The most powerful thing we've learned about using AI isn't a prompt or a technique. It's something much simpler: AI forces us to understand ourselves better. It acts as a mirror, reflecting back our ability to think clearly and communicate precisely.
Think about catching a ball. You know how to do it automatically, without conscious thought. Working with AI is about learning to explain these automatic processes.
You have to surface the shortcuts your brain takes, the patterns it sees, the previous information it’s drawing from, and the connections it makes instantly.
What we explain to every client is simple: to automate anything with AI, we first have to understand the details of the process. This applies to workflows, agents, data pipelines, every use case.
Often they come to us with a clear vision of what they want AI to do, but fuzzy understanding of how they currently do it. We have to slow down and map everything out. What are the decision points? What context are they drawing from? What assumptions are they making? Only then can we help the models replicate and eventually improve their process.
We've learned this lesson ourselves by mapping our own processes daily. The new reasoning models are transforming this work. They can make logical leaps that previous models couldn't, and still, they need us to define the game we're playing.
The problem isn't the capabilities of the AI—it's that you haven't yet learned to bridge the gap between your internal understanding and explicit communication.
This is where writing becomes crucial. Not writing prompts, but writing as a tool for clear thinking. When you write, you are forced to move your understanding from implicit to explicit. You have to name things that are nameless, structure ideas that are fluid, make concrete what is abstract.
The best AI users are clear thinkers. They are able to break down complex problems into smaller pieces, articulate their assumptions, and describe their processes. These aren't just useful skills for working with the LLMs, they're also the foundation of all good problem-solving.
Beyond problem-solving skills, the new technology is revealing something fundamental about human thought: we understand far more than we can explain.
Our challenge is learning to express what we actually mean.
This is where the real work happens. Each time you clarify your thinking enough to get AI to understand, you're not just solving the immediate problem. You're building a clearer model of your own thought process. You're getting better at the fundamental human skill of turning understanding into communication.
The future isn't about AI replacing human thought. It's about AI pushing us to become more thoughtful, more precise, more aware of our own mental processes. In trying to teach machines how to think like us, we're learning to think better ourselves.
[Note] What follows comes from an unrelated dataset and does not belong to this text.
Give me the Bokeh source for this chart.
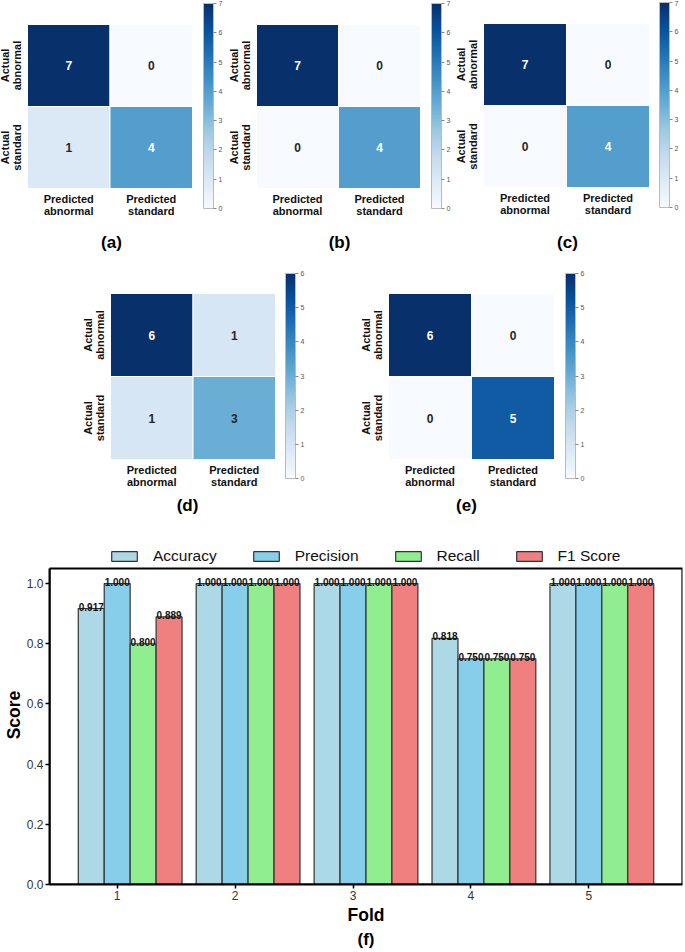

This is the real opportunity: not just to make AI work for us, but to use it as a mirror for understanding our own minds more clearly. The better we get at this, the more powerful the partnership becomes.
Start there. Before you worry about prompts or parameters, practice explaining your thinking. Write out your process. Name your assumptions. Make the implicit explicit. This isn't just how you make technology work for you—it's how you improve your own thinking.
AI will keep progressing towards super intelligence. Those who can express their thinking clearly will advance with it.